EXERCISE:
Below are some records. Retype exactly the lines from the one containing "Recreate this image" through the one containing "label='RW1980', zorder=3)", both included, skipping every picture.

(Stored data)
>>>

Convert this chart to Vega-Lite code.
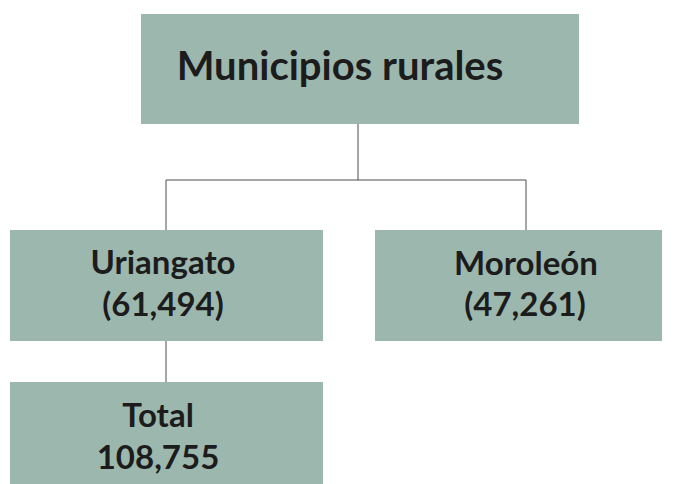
{
  "$schema": "https://vega.github.io/schema/vega-lite/v6.json",
  "width": 677,
  "height": 484,
  "autosize": {"type": "fit", "contains": "padding"},
  "padding": 0,
  "background": "white",
  "config": {"view": {"stroke": null}},
  "datasets": {
    "boxes": [
      {"node": "Municipios rurales", "x0": 141, "x1": 579, "y0": 14, "y1": 124},
      {"node": "Uriangato", "x0": 10, "x1": 323, "y0": 230, "y1": 341},
      {"node": "Moroleón", "x0": 375, "x1": 662, "y0": 230, "y1": 341},
      {"node": "Total", "x0": 10, "x1": 323, "y0": 382, "y1": 484}
    ],
    "links": [
      {"x0": 358, "x1": 358, "y0": 124, "y1": 180},
      {"x0": 166, "x1": 526, "y0": 180, "y1": 180},
      {"x0": 166, "x1": 166, "y0": 180, "y1": 230},
      {"x0": 526, "x1": 526, "y0": 180, "y1": 230},
      {"x0": 166, "x1": 166, "y0": 341, "y1": 382}
    ],
    "labels": [
      {"text": "Municipios rurales", "kind": "title", "x": 340, "y": 80},
      {"text": "Uriangato", "kind": "node", "x": 163, "y": 274},
      {"text": "(61,494)", "kind": "node", "x": 163, "y": 316},
      {"text": "Moroleón", "kind": "node", "x": 526, "y": 275},
      {"text": "(47,261)", "kind": "node", "x": 525, "y": 316},
      {"text": "Total", "kind": "node", "x": 158, "y": 427},
      {"text": "108,755", "kind": "node", "x": 158, "y": 469}
    ]
  },
  "layer": [
    {
      "data": {"name": "boxes"},
      "mark": {"type": "rect", "color": "#9cb8ae"},
      "encoding": {
        "x": {"field": "x0", "type": "quantitative", "scale": {"domain": [0, 677], "nice": false, "zero": false}, "axis": null},
        "x2": {"field": "x1"},
        "y": {"field": "y0", "type": "quantitative", "scale": {"domain": [0, 484], "nice": false, "zero": false, "reverse": true}, "axis": null},
        "y2": {"field": "y1"}
      }
    },
    {
      "data": {"name": "links"},
      "mark": {"type": "rule", "color": "#4a4a4a", "strokeWidth": 1},
      "encoding": {
        "x": {"field": "x0", "type": "quantitative"},
        "x2": {"field": "x1"},
        "y": {"field": "y0", "type": "quantitative"},
        "y2": {"field": "y1"}
      }
    },
    {
      "data": {"name": "labels"},
      "transform": [{"filter": "datum.kind === 'title'"}],
      "mark": {"type": "text", "font": "Lato", "fontWeight": "bold", "fontSize": 40, "color": "#1c1c1c", "align": "center", "baseline": "alphabetic"},
      "encoding": {
        "x": {"field": "x", "type": "quantitative"},
        "y": {"field": "y", "type": "quantitative"},
        "text": {"field": "text"}
      }
    },
    {
      "data": {"name": "labels"},
      "transform": [{"filter": "datum.kind === 'node'"}],
      "mark": {"type": "text", "font": "Lato", "fontWeight": "bold", "fontSize": 33, "color": "#1c1c1c", "align": "center", "baseline": "alphabetic"},
      "encoding": {
        "x": {"field": "x", "type": "quantitative"},
        "y": {"field": "y", "type": "quantitative"},
        "text": {"field": "text"}
      }
    }
  ]
}
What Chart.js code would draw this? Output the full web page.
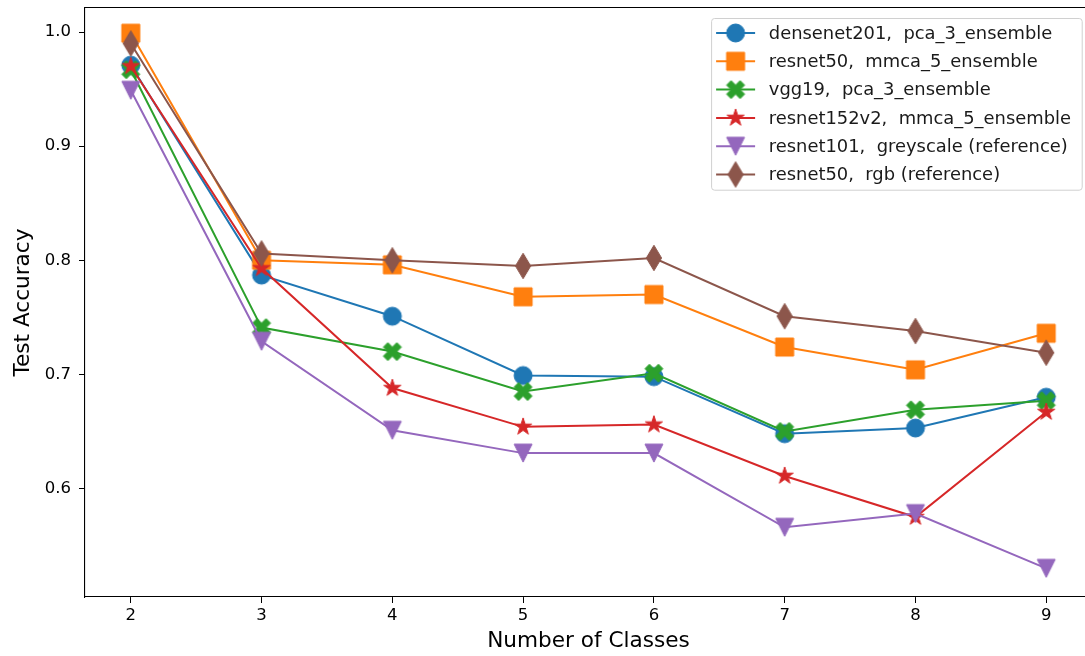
<!DOCTYPE html>
<html>
<head>
<meta charset="utf-8">
<script src="https://cdn.jsdelivr.net/npm/chart.js@4.4.1/dist/chart.umd.min.js"></script>
<style>
  html, body { margin: 0; padding: 0; background: #fff; overflow: hidden; }
  #wrap { position: relative; width: 1093px; height: 656px; }
</style>
</head>
<body>
<div id="wrap"><canvas id="chart" width="1093" height="656"></canvas></div>
<script>
// Number of classes on the x axis
const classCounts = [2, 3, 4, 5, 6, 7, 8, 9];

// Test accuracy per configuration
const densenet201Pca3 = [0.971, 0.787, 0.751, 0.699, 0.698, 0.648, 0.653, 0.680];
const resnet50Mmca5   = [0.999, 0.800, 0.796, 0.768, 0.770, 0.724, 0.704, 0.736];
const vgg19Pca3       = [0.967, 0.741, 0.720, 0.685, 0.701, 0.650, 0.669, 0.677];
const resnet152v2Mmca5 = [0.970, 0.793, 0.688, 0.654, 0.656, 0.611, 0.575, 0.667];
const resnet101Grey   = [0.949, 0.729, 0.651, 0.631, 0.631, 0.566, 0.578, 0.530];
const resnet50Rgb     = [0.990, 0.806, 0.800, 0.795, 0.802, 0.751, 0.738, 0.719];

const seriesLabels = [
  'densenet201,  pca_3_ensemble',
  'resnet50,  mmca_5_ensemble',
  'vgg19,  pca_3_ensemble',
  'resnet152v2,  mmca_5_ensemble',
  'resnet101,  greyscale (reference)',
  'resnet50,  rgb (reference)'
];

// Axis ticks
const xTickValues = [2, 3, 4, 5, 6, 7, 8, 9];
const yTickValues = [0.6, 0.7, 0.8, 0.9, 1.0];

const FONT = '"DejaVu Sans", sans-serif';
const colors = ['#1f77b4', '#ff7f0e', '#2ca02c', '#d62728', '#9467bd', '#8c564b'];
const markerKinds = ['circle', 'square', 'xfilled', 'star', 'triangleDown', 'thinDiamond'];
const MS = 18; // marker size in px

// Builds a small canvas holding one marker glyph, centred.
function makeMarker(kind, color) {
  const size = 34;
  const c = document.createElement('canvas');
  c.width = size; c.height = size;
  const g = c.getContext('2d');
  const cx = size / 2, cy = size / 2, h = MS / 2;
  g.fillStyle = color; g.strokeStyle = color; g.lineWidth = 1; g.lineJoin = 'miter';
  g.beginPath();
  if (kind === 'circle') {
    g.arc(cx, cy, h, 0, Math.PI * 2);
  } else if (kind === 'square') {
    g.rect(cx - h, cy - h, MS, MS);
  } else if (kind === 'xfilled') {
    const pts = [[-1,-2],[0,-1],[1,-2],[2,-1],[1,0],[2,1],[1,2],[0,1],[-1,2],[-2,1],[-1,0],[-2,-1]];
    pts.forEach((p, i) => {
      const x = cx + p[0] / 4 * MS, y = cy + p[1] / 4 * MS;
      i ? g.lineTo(x, y) : g.moveTo(x, y);
    });
    g.closePath();
  } else if (kind === 'star') {
    const inner = 0.381966 * h;
    for (let i = 0; i < 10; i++) {
      const r = i % 2 ? inner : h;
      const a = -Math.PI / 2 + i * Math.PI / 5;
      const x = cx + r * Math.cos(a), y = cy + r * Math.sin(a);
      i ? g.lineTo(x, y) : g.moveTo(x, y);
    }
    g.closePath();
  } else if (kind === 'triangleDown') {
    g.moveTo(cx, cy + h);
    g.lineTo(cx - h, cy - h);
    g.lineTo(cx + h, cy - h);
    g.closePath();
  } else if (kind === 'thinDiamond') {
    const hh = MS * Math.SQRT1_2, hw = hh * 0.6;
    g.moveTo(cx, cy - hh);
    g.lineTo(cx + hw, cy);
    g.lineTo(cx, cy + hh);
    g.lineTo(cx - hw, cy);
    g.closePath();
  }
  g.fill();
  g.stroke();
  return c;
}

const markers = markerKinds.map((k, i) => makeMarker(k, colors[i]));
const allSeries = [densenet201Pca3, resnet50Mmca5, vgg19Pca3, resnet152v2Mmca5, resnet101Grey, resnet50Rgb];

const datasets = allSeries.map((vals, i) => ({
  label: seriesLabels[i],
  data: classCounts.map((x, j) => ({ x: x, y: vals[j] })),
  borderColor: colors[i],
  backgroundColor: colors[i],
  borderWidth: 2,
  pointStyle: markers[i],
  pointRadius: 10,
  pointHoverRadius: 10,
  tension: 0,
  order: allSeries.length - i
}));

const LEGEND_FONT_SIZE = 17.9;

// Framed legend box drawn inside the plot, upper right
const legendBox = {
  id: 'legendBox',
  afterDraw(chart) {
    const ctx = chart.ctx, area = chart.chartArea;
    ctx.save();
    ctx.font = LEGEND_FONT_SIZE + 'px ' + FONT;
    const maxW = Math.max(...seriesLabels.map(s => ctx.measureText(s).width));
    const boxW = 57.7 + maxW + 10.7;
    const boxH = 171.7;
    const right = area.right - 10.3;
    const left = right - boxW;
    const top = area.top + 10;
    ctx.beginPath();
    ctx.roundRect(left + 0.5, top + 0.5, boxW, boxH, 3);
    ctx.fillStyle = 'rgba(255,255,255,0.8)';
    ctx.fill();
    ctx.strokeStyle = '#d0d0d0';
    ctx.lineWidth = 1;
    ctx.stroke();
    seriesLabels.forEach((label, i) => {
      const y = top + 15 + i * 28.3;
      ctx.beginPath();
      ctx.moveTo(left + 5, y);
      ctx.lineTo(left + 44, y);
      ctx.strokeStyle = colors[i];
      ctx.lineWidth = 2;
      ctx.stroke();
      const m = markers[i];
      ctx.drawImage(m, left + 24.5 - m.width / 2, y - m.height / 2);
      ctx.fillStyle = '#1a1a1a';
      ctx.textBaseline = 'middle';
      ctx.textAlign = 'left';
      ctx.fillText(label, left + 57.7, y + 1);
    });
    ctx.restore();
  }
};

new Chart(document.getElementById('chart'), {
  type: 'line',
  data: { datasets: datasets },
  plugins: [legendBox],
  options: {
    responsive: false,
    animation: false,
    events: [],
    layout: { autoPadding: false, padding: { left: 0, top: 8, right: 1, bottom: 0 } },
    plugins: { legend: { display: false }, tooltip: { enabled: false } },
    scales: {
      x: {
        type: 'linear',
        position: 'bottom',
        min: 1.65,
        max: 9.35,
        afterBuildTicks: s => { s.ticks = xTickValues.map(v => ({ value: v })); },
        afterFit: s => { s.height = 59; s.paddingLeft = 0; s.paddingRight = 0; },
        ticks: { color: '#000', font: { family: FONT, size: 16.5 }, padding: 3, maxRotation: 0,
                 callback: v => String(v) },
        grid: { drawOnChartArea: false, drawTicks: true, tickLength: 6, tickColor: '#000', tickWidth: 1 },
        border: { display: true, color: '#000', width: 1.1 },
        title: { display: true, text: 'Number of Classes', color: '#000',
                 font: { family: FONT, size: 21.6 }, padding: { top: 0, bottom: 2 } }
      },
      xTop: {
        type: 'linear',
        position: 'top',
        min: 1.65,
        max: 9.35,
        afterBuildTicks: s => { s.ticks = []; },
        afterFit: s => { s.height = 0; s.paddingLeft = 0; s.paddingRight = 0; },
        ticks: { display: false },
        grid: { display: true, drawOnChartArea: false, drawTicks: false },
        border: { display: true, color: '#000', width: 1.1 }
      },
      y: {
        type: 'linear',
        min: 0.5049,
        max: 1.0211,
        afterBuildTicks: s => { s.ticks = yTickValues.map(v => ({ value: v })); },
        afterFit: s => { s.width = 85; s.paddingTop = 0; s.paddingBottom = 0; },
        ticks: { color: '#000', font: { family: FONT, size: 16.5 }, padding: 8,
                 callback: v => v.toFixed(1) },
        grid: { drawOnChartArea: false, drawTicks: true, tickLength: 6, tickColor: '#000', tickWidth: 1 },
        border: { display: true, color: '#000', width: 1.1 },
        title: { display: true, text: 'Test Accuracy', color: '#000',
                 font: { family: FONT, size: 21.6 }, padding: { top: 10, bottom: 0 } }
      }
    }
  }
});
</script>
</body>
</html>
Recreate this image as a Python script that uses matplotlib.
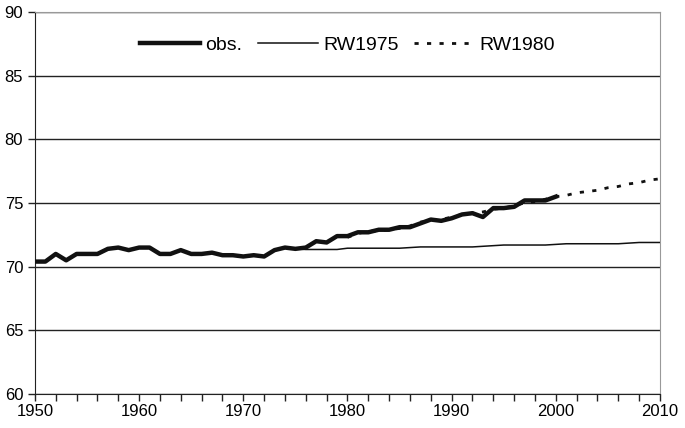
import numpy as np
import matplotlib.pyplot as plt
from matplotlib.ticker import MultipleLocator

plt.rcParams['font.family'] = ['Liberation Sans', 'DejaVu Sans']

# observed values 1950-2000
obs_years = list(range(1950, 2001))
obs = [70.4, 70.4, 71.0, 70.5, 71.0, 71.0, 71.0, 71.4, 71.5, 71.3,
       71.5, 71.5, 71.0, 71.0, 71.3, 71.0, 71.0, 71.1, 70.9, 70.9,
       70.8, 70.9, 70.8, 71.3, 71.5, 71.4, 71.5, 72.0, 71.9, 72.4,
       72.4, 72.7, 72.7, 72.9, 72.9, 73.1, 73.1, 73.4, 73.7, 73.6,
       73.8, 74.1, 74.2, 73.9, 74.6, 74.6, 74.7, 75.2, 75.2, 75.2,
       75.5]

# RW1975 forecast 1975-2010
rw75_years = list(range(1975, 2011))
rw75 = [71.4, 71.35, 71.35, 71.35, 71.35, 71.45, 71.45, 71.45, 71.45, 71.45,
        71.45, 71.5, 71.55, 71.55, 71.55, 71.55, 71.55, 71.55, 71.6, 71.65,
        71.7, 71.7, 71.7, 71.7, 71.7, 71.75, 71.8, 71.8, 71.8, 71.8,
        71.8, 71.8, 71.85, 71.9, 71.9, 71.9]

# RW1980 forecast 1980-2010
rw80_years = list(range(1980, 2011))
rw80 = [72.3, 72.6, 72.8, 72.8, 72.9, 73.0, 73.2, 73.5, 73.6, 73.7,
        73.9, 74.1, 74.2, 74.3, 74.5, 74.6, 74.8, 75.0, 75.1, 75.3,
        75.5, 75.6, 75.8, 75.9, 76.0, 76.2, 76.3, 76.5, 76.6, 76.8,
        76.9]

fig = plt.figure(figsize=(6.85, 4.28), dpi=100)
ax = fig.add_axes([0.051, 0.0794, 0.9125, 0.8926])

ax.plot(obs_years, obs, color='#111111', lw=3.2, label='obs.', zorder=4)
ax.plot(rw75_years, rw75, color='#111111', lw=1.1, label='RW1975', zorder=3)
ax.plot(rw80_years, rw80, color='#111111', lw=2.0, linestyle=(0, (1.5, 3)),
        label='RW1980', zorder=3)

ax.set_xlim(1950, 2010)
ax.set_ylim(60, 90)
ax.set_xticks(range(1950, 2011, 10))
ax.xaxis.set_minor_locator(MultipleLocator(2))
ax.set_yticks(range(60, 91, 5))
ax.yaxis.grid(True, color='#222222', lw=1.0)
ax.set_axisbelow(True)
ax.tick_params(axis='both', which='both', direction='out', length=5,
               width=1, labelsize=12, color='#222222')
ax.tick_params(axis='x', pad=2)

for s in ['top', 'right']:
    ax.spines[s].set_color('#999999')
for s in ['left', 'bottom']:
    ax.spines[s].set_color('#222222')

ax.legend(loc='center', bbox_to_anchor=(0.5, 0.914), ncol=3,
          frameon=False, fontsize=14, handlelength=3.1, handletextpad=0.25,
          columnspacing=0.8, borderpad=0)

fig.savefig('out.png', dpi=100)
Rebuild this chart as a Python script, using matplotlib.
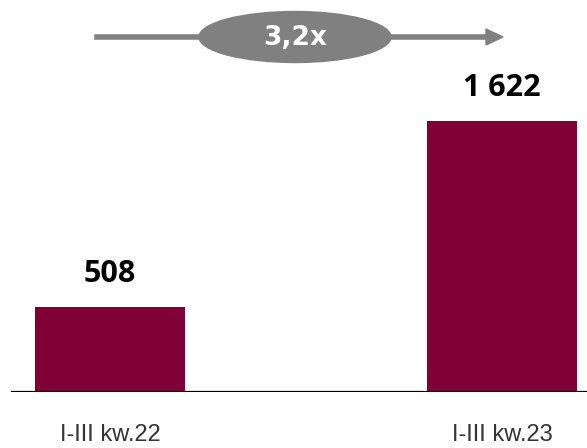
import matplotlib.pyplot as plt
from matplotlib.patches import Ellipse

categories = ["I-III kw.22", "I-III kw.23"]
values = [508, 1622]
value_labels = ["508", "1 622"]
growth_label = "3,2x"

W, H = 587, 448
fig = plt.figure(figsize=(W / 100, H / 100), dpi=100)
ax = fig.add_axes([0, 56 / H, 1, 1 - 56 / H])

x = list(range(len(categories)))
ax.bar(x, values, width=150 / 392, color="#800038", zorder=2)
ax.set_xlim(-110 / 392, 477 / 392)
ax.set_ylim(0, 392 * 1622 / 271)

for xi, v, lab in zip(x, values, value_labels):
    ax.annotate(lab, (xi, v), xytext=(0, 13), textcoords="offset points",
                ha="center", va="bottom", fontsize=22, fontweight="bold",
                family="Open Sans", color="black")

# baseline
ax.axhline(0, xmin=12 / W, xmax=1, color="black", lw=1.6, zorder=3)

for s in ax.spines.values():
    s.set_visible(False)
ax.set_yticks([])
ax.set_xticks(x)
ax.set_xticklabels(categories, family="Liberation Sans", fontsize=17, color="#333333")
ax.tick_params(axis="x", length=0, pad=23)

# growth arrow with ellipse
fig.add_artist(plt.Line2D([97 / W, 488 / W], [1 - 37 / H, 1 - 37 / H],
                          transform=fig.transFigure, color="#808080", lw=4))
fig.add_artist(plt.Polygon([[486 / W, 1 - 29 / H], [503 / W, 1 - 37 / H], [486 / W, 1 - 45 / H]],
                           closed=True, transform=fig.transFigure, color="#808080"))
fig.add_artist(Ellipse((295 / W, 1 - 37 / H), 192 / W, 51 / H,
                       transform=fig.transFigure, color="#808080"))
fig.text(295 / W, 1 - 38 / H, growth_label, ha="center", va="center", color="white",
         fontsize=19, fontweight="bold", family="DejaVu Sans")

fig.savefig("out.png", dpi=100)
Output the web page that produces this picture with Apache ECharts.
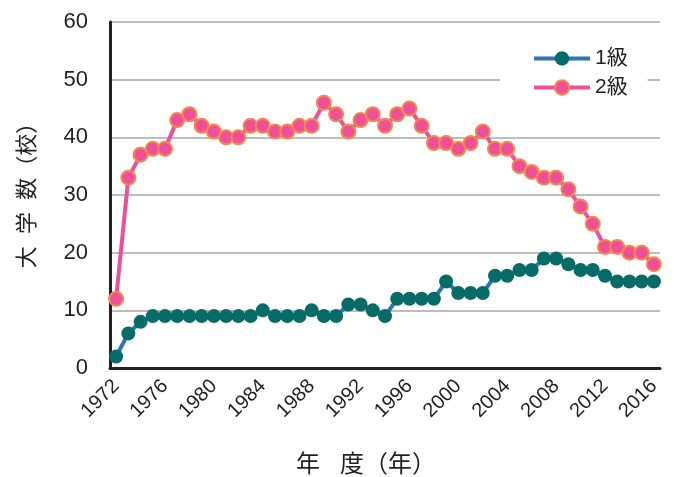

<<<

REPLY:
Recreate this image as a Python script that uses matplotlib.
import numpy as np
import matplotlib.pyplot as plt
from matplotlib.ticker import MultipleLocator

plt.rcParams['font.family'] = ['Liberation Sans', 'DejaVu Sans']

# observed values 1950-2000
obs_years = list(range(1950, 2001))
obs = [70.4, 70.4, 71.0, 70.5, 71.0, 71.0, 71.0, 71.4, 71.5, 71.3,
       71.5, 71.5, 71.0, 71.0, 71.3, 71.0, 71.0, 71.1, 70.9, 70.9,
       70.8, 70.9, 70.8, 71.3, 71.5, 71.4, 71.5, 72.0, 71.9, 72.4,
       72.4, 72.7, 72.7, 72.9, 72.9, 73.1, 73.1, 73.4, 73.7, 73.6,
       73.8, 74.1, 74.2, 73.9, 74.6, 74.6, 74.7, 75.2, 75.2, 75.2,
       75.5]

# RW1975 forecast 1975-2010
rw75_years = list(range(1975, 2011))
rw75 = [71.4, 71.35, 71.35, 71.35, 71.35, 71.45, 71.45, 71.45, 71.45, 71.45,
        71.45, 71.5, 71.55, 71.55, 71.55, 71.55, 71.55, 71.55, 71.6, 71.65,
        71.7, 71.7, 71.7, 71.7, 71.7, 71.75, 71.8, 71.8, 71.8, 71.8,
        71.8, 71.8, 71.85, 71.9, 71.9, 71.9]

# RW1980 forecast 1980-2010
rw80_years = list(range(1980, 2011))
rw80 = [72.3, 72.6, 72.8, 72.8, 72.9, 73.0, 73.2, 73.5, 73.6, 73.7,
        73.9, 74.1, 74.2, 74.3, 74.5, 74.6, 74.8, 75.0, 75.1, 75.3,
        75.5, 75.6, 75.8, 75.9, 76.0, 76.2, 76.3, 76.5, 76.6, 76.8,
        76.9]

fig = plt.figure(figsize=(6.85, 4.28), dpi=100)
ax = fig.add_axes([0.051, 0.0794, 0.9125, 0.8926])

ax.plot(obs_years, obs, color='#111111', lw=3.2, label='obs.', zorder=4)
ax.plot(rw75_years, rw75, color='#111111', lw=1.1, label='RW1975', zorder=3)
ax.plot(rw80_years, rw80, color='#111111', lw=2.0, linestyle=(0, (1.5, 3)),
        label='RW1980', zorder=3)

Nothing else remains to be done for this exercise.